Someone on my Facebook feed posted a bunch of sunset photos this week, and I thought, “I could use more of that.”
Everything about sunsets is good. The landscape is bathed in golden light, and time stops for a second as the sun dips over the horizon. It’s not day, it’s not night; it’s happy hour. In order to enjoy a sunset, you have to take a break for a moment.
I suppose I enjoy most sunsets when I’m on vacation, so I don’t associate them much with winter, and so pictures of the setting sun are a great escape right now when winter seems unending and the whole world is cast in various shades of gray.
Browsing through my recently organized family photos (prepare thyself for a vacation slide show, friend), I found only one picture of a sunset taken from my house. This shot was taken from the deck of my former house.
I took this picture while walking my dog around my husband’s cousin’s yard, where we camped for a couple of months in 2017 when we were living in our RV. Cornfields were never so beautiful.
Here’s my most recent sunset shot, taken on my my recent vacation, a short business/pleasure trip to Fort Myers Beach in December.
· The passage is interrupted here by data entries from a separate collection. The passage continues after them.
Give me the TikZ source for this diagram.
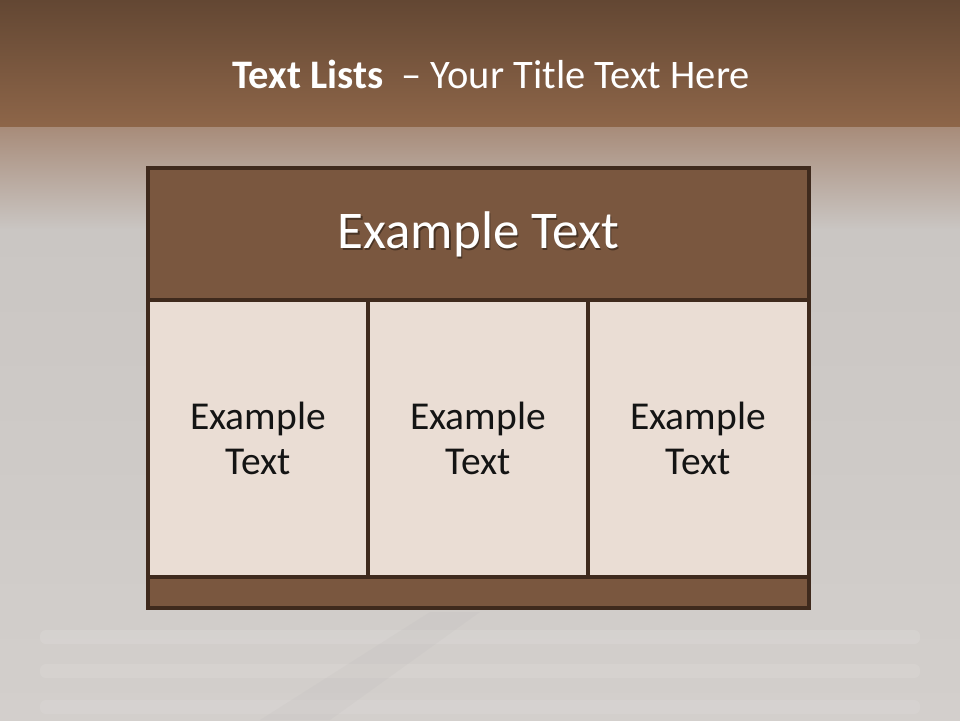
\documentclass[tikz,border=0pt]{standalone}
\usepackage{fontspec}
\setmainfont{Carlito}
\definecolor{bgtop}{HTML}{634733}
\definecolor{bgmid}{HTML}{8E6649}
\definecolor{bgfade}{HTML}{A88C7A}
\definecolor{bggrey}{HTML}{CAC6C3}
\definecolor{bglow}{HTML}{D3CFCC}
\definecolor{hdrfill}{HTML}{7A573F}
\definecolor{cellfill}{HTML}{EADDD4}
\definecolor{edge}{HTML}{3F2A1D}
\definecolor{celltext}{HTML}{141414}
\tikzset{
  panel/.style={draw=edge, line width=3.2pt},
  hdrtext/.style={text=white, font=\fontsize{53}{56}\selectfont, inner sep=0pt},
  celltxt/.style={text=celltext, font=\fontsize{39.5}{45}\selectfont, align=center, inner sep=0pt},
  titletxt/.style={text=white, font=\fontsize{40.5}{44}\selectfont, inner sep=0pt}
}
\begin{document}
\begin{tikzpicture}[x=1pt,y=-1pt]
\useasboundingbox (0,0) rectangle (960,720);
% background
\fill[top color=bgtop, bottom color=bgmid] (0,0) rectangle (960,128);
\fill[top color=bgfade, bottom color=bggrey] (0,127.5) rectangle (960,230);
\fill[top color=bggrey, bottom color=bglow] (0,229.5) rectangle (960,720);
% faint floor streaks
\foreach \yy/\op in {630/0.10,664/0.09,700/0.08}{
  \fill[white, opacity=\op, rounded corners=6pt] (40,\yy) rectangle (920,\yy+14);
}
\fill[black!40, opacity=0.06] (430,612) -- (480,612) -- (330,720) -- (260,720) -- cycle;
% title
\node[titletxt, anchor=base] (title) at (491,88) {\textbf{Text Lists}~ – Your Title Text Here};
% table
\fill[hdrfill] (148,168) rectangle (809,300);
\fill[cellfill] (148,300) rectangle (809,577);
\fill[hdrfill] (148,577) rectangle (809,608);
\draw[panel] (148,168) rectangle (809,608);
\draw[panel] (148,300) -- (809,300);
\draw[panel] (148,577) -- (809,577);
\draw[panel] (368,300) -- (368,577);
\draw[panel] (588,300) -- (588,577);
% header text with shadow
\node[hdrtext, text=black, opacity=0.4, anchor=base] (hdrshadow) at (479.8,250) {Example Text};
\node[hdrtext, anchor=base] (hdr) at (478.5,248.5) {Example Text};
% cell texts
\node[celltxt] (c1) at (258,438) {Example\\Text};
\node[celltxt] (c2) at (478,438) {Example\\Text};
\node[celltxt] (c3) at (698,438) {Example\\Text};
\end{tikzpicture}
\end{document}
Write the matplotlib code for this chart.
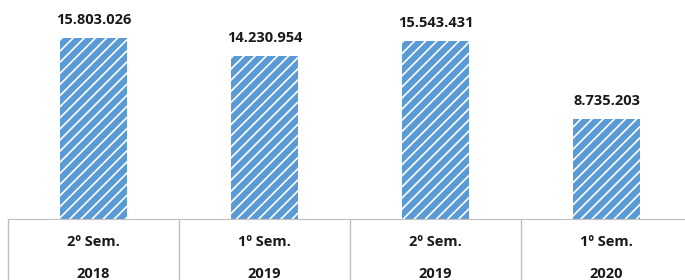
import matplotlib.pyplot as plt

semesters = ["2º Sem.", "1º Sem.", "2º Sem.", "1º Sem."]
years = ["2018", "2019", "2019", "2020"]
values = [15803026, 14230954, 15543431, 8735203]
value_labels = ["15.803.026", "14.230.954", "15.543.431", "8.735.203"]

plt.rcParams['font.family'] = ['Open Sans', 'DejaVu Sans']
plt.rcParams['hatch.linewidth'] = 1.2

W, H = 685, 280
fig = plt.figure(figsize=(W / 100, H / 100), dpi=100)
# axes baseline at y=219 px, categories 171 px wide starting at x=8
ax = fig.add_axes([8 / W, (H - 219) / H, 684 / W, 219 / H])

x = list(range(len(values)))
ax.bar(x, values, width=0.39, color='#5B9BD5', edgecolor='white',
       linewidth=0, hatch='///')

for xi, v, lab in zip(x, values, value_labels):
    ax.annotate(lab, (xi, v), xytext=(0, 8), textcoords='offset points',
                ha='center', va='bottom', fontsize=10.5, fontweight='bold',
                color='#1a1a1a')

ax.set_xlim(-0.5, 3.5)
ax.set_ylim(0, 19.1e6)
ax.set_xticks([])
ax.set_yticks([])
for s in ['top', 'right', 'left']:
    ax.spines[s].set_visible(False)
ax.spines['bottom'].set_color('#BFBFBF')

# table grid below the axis
tr = ax.get_xaxis_transform()
for xl in [-0.5, 0.5, 1.5, 2.5, 3.5]:
    ax.plot([xl, xl], [0, -0.4], transform=tr, color='#BFBFBF',
            lw=1, clip_on=False)

for xi, s, yr in zip(x, semesters, years):
    ax.text(xi, -0.105, s, transform=tr, ha='center', va='center',
            fontsize=10.5, fontweight='bold', color='#1a1a1a')
    ax.text(xi, -0.25, yr, transform=tr, ha='center', va='center',
            fontsize=10.5, fontweight='bold', color='#1a1a1a')

plt.savefig('out.png', dpi=100)
plt.close()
If you look closely, you can see this photo was taken through the screen on the deck.
Here’s another Florida sunset. Oh, those are some of the best, I’d say, what with all the water to reflect grandiosity. This selfie was taken in 2015 along the Florida Keys near Marathon.
Getting warmer yet? This exotic sunset photo was taken off the deck of a mountaintop restaurant in Omis, Croatia.
I don’t have to travel half way around the world to find a pretty sunset. This picture was taken off my sister’s deck at her lakeside home in central Minnesota. You can practically hear the loon calling over the water.
One of my favorite sunset shots doesn’t have the sun in it, but you can tell the sun was setting by the long shadow of the photographer (me) in this shot. This is an early spring picture of my parents walking hand-in-hand up the road in front of their house. That’s the Leaf River meandering by on the right, and that slough might be considered a swamp by some. But dripping in the sun’s golden rays, the whole scene gives off a warm glow.